The job market often isn’t very friendly for recent college graduates looking for entry-level positions. But businesses shouldn’t overlook this vital segment of workers, especially since they often bring a fresh perspective and up-to-date technical skills to the table. Even if there’s a gap between where they are and where they should be, the right leadership and training can transform them into star players. Here’s what you need to know as you consider bringing young millennials onto your workforce.
Why the Hangup in Hiring Millennials?
There are two primary reasons millennials find the job market so difficult. The first is that because baby boomers frequently choose to work past retirement age, there are fewer positions to fill. Millennials must compete with more experienced workers for fewer open positions. Despite their lack of experience, however, college grads often have comparable or even better knowledge of new developments in the industry than their baby boomer counterparts since they have spent the last few years in the classroom.
Second, many employers cite lack of job preparedness among college grads as a reason for passing them over. Soft skills such as communication, interpersonal skills, being a team player, problem solving, and critical thinking sometimes fail to be developed as college students build technical skills or pursue a liberal arts education.
How to Confidently Hire Millennials
Even if there is a deficit in job preparedness among college grads, that doesn’t mean they won’t be good workers. Here are three things to look for as you consider hiring millennials for your team:
- Trainability—Young workers with solid hard skills and a trainable spirit can be excellent additions to your workforce. With the right leadership, they will assimilate quickly and pick up the soft skills they need.
- Willingness to Work—While this can be a bit trickier to identify during an interview, you can find clues about a candidate’s work ethic on his resume.

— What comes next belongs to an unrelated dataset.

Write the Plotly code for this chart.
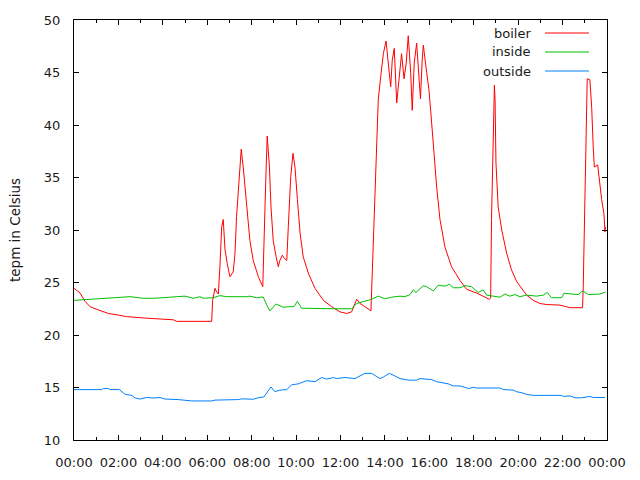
import plotly.graph_objects as go

# ---- data (hours since midnight, temperature in Celsius) ----
boiler_h = [0.0, 0.27, 0.5, 0.72, 1.02, 1.32, 1.55, 2.0, 2.37, 3.27, 3.87, 4.47, 4.62, 6.2,
            6.24, 6.35, 6.42, 6.5, 6.57, 6.65, 6.72, 6.8, 6.9, 7.02, 7.17, 7.25, 7.32, 7.44,
            7.53, 7.62, 7.78, 7.92, 8.07, 8.3, 8.5, 8.55, 8.63, 8.7, 8.73, 8.8, 8.87, 8.97,
            9.1, 9.2, 9.27, 9.38, 9.47, 9.58, 9.65, 9.76, 9.86, 9.95, 10.06, 10.18, 10.32,
            10.55, 10.85, 11.23, 11.6, 11.98, 12.28, 12.5, 12.73, 12.88, 13.1, 13.37, 13.43,
            13.48, 13.55, 13.63, 13.7, 13.81, 13.93, 14.05, 14.15, 14.26, 14.33, 14.42, 14.53,
            14.65, 14.75, 14.86, 14.96, 15.05, 15.16, 15.23, 15.32, 15.43, 15.52, 15.6, 15.68,
            15.73, 15.88, 15.98, 16.06, 16.18, 16.33, 16.48, 16.7, 17.0, 17.38, 17.68, 18.13,
            18.7, 18.76, 18.8, 18.85, 18.9, 18.93, 18.96, 19.0, 19.1, 19.26, 19.48, 19.7,
            19.93, 20.16, 20.38, 20.68, 20.98, 21.28, 21.88, 22.33, 22.9, 22.93, 22.98, 23.02,
            23.08, 23.11, 23.23, 23.31, 23.38, 23.43, 23.58, 23.65, 23.76, 23.86, 23.91, 23.93]
boiler_t = [24.45, 24.0, 23.2, 22.7, 22.45, 22.2, 22.05, 21.9, 21.75, 21.6, 21.5, 21.45, 21.3, 21.3,
            23.3, 24.45, 24.1, 23.9, 26.5, 30.3, 31.0, 28.1, 26.8, 25.55, 26.0, 27.8, 31.3, 35.1,
            37.7, 36.0, 32.2, 29.0, 27.1, 25.55, 24.6, 29.0, 34.4, 38.95, 38.0, 36.0, 32.2, 29.0,
            27.45, 26.5, 27.1, 27.6, 27.3, 27.1, 30.3, 35.1, 37.3, 36.0, 32.9, 29.7, 27.45,
            25.9, 24.45, 23.3, 22.7, 22.2, 22.05, 22.2, 23.4, 23.0, 22.7, 22.3, 25.9,
            28.7, 34.0, 38.9, 42.4, 44.6, 46.8, 48.0, 45.9, 43.65, 46.2, 47.3, 42.1,
            44.6, 46.8, 44.4, 45.9, 48.5, 45.0, 41.4, 45.9, 47.8, 45.2, 42.5, 46.2,
            47.6, 45.0, 43.4, 41.4, 37.9, 34.1, 31.0, 28.4, 26.5, 25.2, 24.35, 24.0,
            23.4, 23.5, 31.0, 36.0, 41.4, 43.8, 42.4, 36.4, 32.2, 30.0, 27.8, 26.2,
            25.1, 24.45, 23.8, 23.3, 23.0, 22.9, 22.85, 22.6, 22.6, 24.6, 31.0, 36.2,
            41.7, 44.4, 44.3, 41.7, 37.9, 36.0, 36.2, 34.7, 32.9, 31.6, 29.8, 30.3]

inside_h = [0.0, 0.95, 1.62, 2.52, 3.12, 3.65, 4.62, 5.0, 5.37, 5.67, 5.82, 6.27, 6.57, 6.87,
            7.78, 7.92, 8.22, 8.52, 8.68, 8.82, 9.1, 9.42, 9.72, 9.9, 10.06, 10.25, 11.68, 12.5,
            12.73, 13.03, 13.4, 13.7, 14.0, 14.3, 14.68, 14.9, 15.13, 15.28, 15.4, 15.73, 15.88,
            16.18, 16.4, 16.7, 16.9, 17.08, 17.38, 17.6, 17.9, 18.2, 18.43, 18.58, 18.88, 19.18,
            19.4, 19.63, 19.86, 20.08, 20.38, 20.83, 21.13, 21.31, 21.5, 21.96, 22.06, 22.41,
            22.71, 22.9, 23.16, 23.68, 23.94]
inside_t = [23.3, 23.45, 23.5, 23.65, 23.5, 23.5, 23.65, 23.7, 23.5, 23.65, 23.5, 23.55, 23.75, 23.65,
            23.65, 23.7, 23.55, 23.62, 22.85, 22.3, 22.95, 22.65, 22.7, 22.7, 23.2, 22.55, 22.5, 22.5,
            23.0, 23.17, 23.4, 23.7, 23.45, 23.6, 23.7, 23.65, 23.85, 24.3, 24.05, 24.7, 24.6,
            24.2, 24.75, 24.65, 24.83, 24.5, 24.5, 24.7, 24.6, 24.05, 24.3, 23.8, 23.7, 23.6,
            23.9, 23.7, 23.85, 23.65, 23.8, 23.7, 23.8, 24.05, 23.55, 23.55, 23.97, 23.9,
            23.85, 24.2, 23.85, 23.9, 24.1]

outside_h = [0.0, 1.25, 1.32, 1.55, 1.62, 2.04, 2.3, 2.6, 2.75, 2.97, 3.27, 3.6, 3.87, 4.1, 4.7,
             5.0, 5.3, 6.2, 6.35, 7.4, 7.55, 8.07, 8.3, 8.55, 8.75, 8.87, 9.05, 9.27, 9.58, 9.8,
             10.1, 10.48, 10.85, 11.15, 11.38, 11.68, 11.83, 12.2, 12.65, 12.95, 13.1, 13.4,
             13.55, 13.78, 13.93, 14.2, 14.45, 14.68, 15.05, 15.43, 15.58, 16.1, 16.33, 16.63,
             16.85, 17.08, 17.38, 17.6, 17.75, 17.98, 18.13, 19.18, 19.33, 19.78, 19.93, 20.16,
             20.38, 20.68, 21.96, 22.03, 22.33, 22.56, 22.86, 23.23, 23.38, 23.91]
outside_t = [14.8, 14.8, 14.9, 14.9, 14.8, 14.8, 14.35, 14.25, 14.0, 13.9, 14.05, 14.0, 14.05, 13.9, 13.85,
             13.78, 13.72, 13.72, 13.8, 13.85, 13.92, 13.88, 14.03, 14.1, 14.65, 15.05, 14.6, 14.75, 14.8, 15.25,
             15.35, 15.65, 15.55, 15.95, 15.8, 15.95, 15.85, 15.95, 15.85, 16.15, 16.35, 16.35,
             16.15, 15.85, 16.0, 16.35, 16.1, 15.85, 15.7, 15.7, 15.85, 15.75, 15.55, 15.45,
             15.35, 15.15, 15.15, 15.02, 14.9, 15.02, 14.95, 14.95, 14.8, 14.75, 14.6, 14.5,
             14.35, 14.25, 14.25, 14.15, 14.2, 14.02, 14.02, 14.15, 14.05, 14.05]

tick_hours = [0, 2, 4, 6, 8, 10, 12, 14, 16, 18, 20, 22, 24]
tick_labels = ["00:00", "02:00", "04:00", "06:00", "08:00", "10:00", "12:00",
               "14:00", "16:00", "18:00", "20:00", "22:00", "00:00"]
series_names = ["boiler", "inside", "outside"]
series_colors = ["#ff0000", "#00c000", "#0080ff"]
y_title = "tepm in Celsius"

FONT = "DejaVu Sans, sans-serif"
FS = 13
TXT = "#1a1a1a"

fig = go.Figure()
for name, hs, ts, col in zip(series_names, [boiler_h, inside_h, outside_h],
                             [boiler_t, inside_t, outside_t], series_colors):
    fig.add_trace(go.Scatter(x=hs, y=ts, mode="lines", name=name,
                             line=dict(color=col, width=1), showlegend=False))

axis_common = dict(showline=True, linecolor="black", linewidth=1, mirror="allticks",
                   ticks="inside", tickcolor="black", tickwidth=1, showgrid=False,
                   zeroline=False, tickfont=dict(family=FONT, size=FS, color=TXT))

# The page body adds an 8px offset, so margins are shifted accordingly.
fig.update_layout(
    width=640, height=480,
    margin=dict(l=66, r=41, t=12, b=48, autoexpand=False),
    plot_bgcolor="white", paper_bgcolor="white",
    font=dict(family=FONT, size=FS, color=TXT),
    xaxis=dict(range=[0, 24], tickmode="array", tickvals=tick_hours, ticktext=tick_labels,
               ticklen=5, ticklabelstandoff=10,
               minor=dict(dtick=1, tick0=0, ticks="inside", ticklen=3, tickcolor="black"),
               **axis_common),
    yaxis=dict(range=[10, 50], dtick=5, tick0=10, ticklen=5, ticklabelstandoff=10,
               **axis_common),
)

# y axis title
fig.add_annotation(text=y_title, xref="paper", yref="paper", x=(15 - 74) / 533, y=0.5,
                   xanchor="center", yanchor="middle", textangle=-90, showarrow=False,
                   font=dict(family=FONT, size=FS + 0.5, color=TXT))

# legend (gnuplot style: text right-aligned, sample line to its right)
leg_y = [33, 52, 71]
for name, col, yy in zip(series_names, series_colors, leg_y):
    py = 1 - (yy - 20) / 420
    fig.add_annotation(text=name, xref="paper", yref="paper", x=(533 - 74) / 533, y=py,
                       xanchor="right", yanchor="middle", showarrow=False,
                       font=dict(family=FONT, size=FS, color=TXT))
    fig.add_shape(type="line", xref="paper", yref="paper",
                  x0=(545 - 74) / 533, x1=(589 - 74) / 533, y0=py, y1=py,
                  line=dict(color=col, width=1))

fig.write_html("out.html")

Look for a professional writing course, speaking experience, community service hours, and internships. All of these items show that the candidate has made an effort to gain the broader experience and skills needed in the workplace.
- Business Knowledge—College students can gain knowledge of office etiquette and skills in several different ways. Look for summer job experience, internships, a business course, or membership in their college business association.
Many employers believe they must choose between hard and soft skills in the hiring process. But that’s a false choice. With the right training and leadership, recent college graduates can make excellent members of your team. Colleges and businesses should work together to provide college students and graduates with both the technical skills and the experience they need to transition seamlessly into the office environment.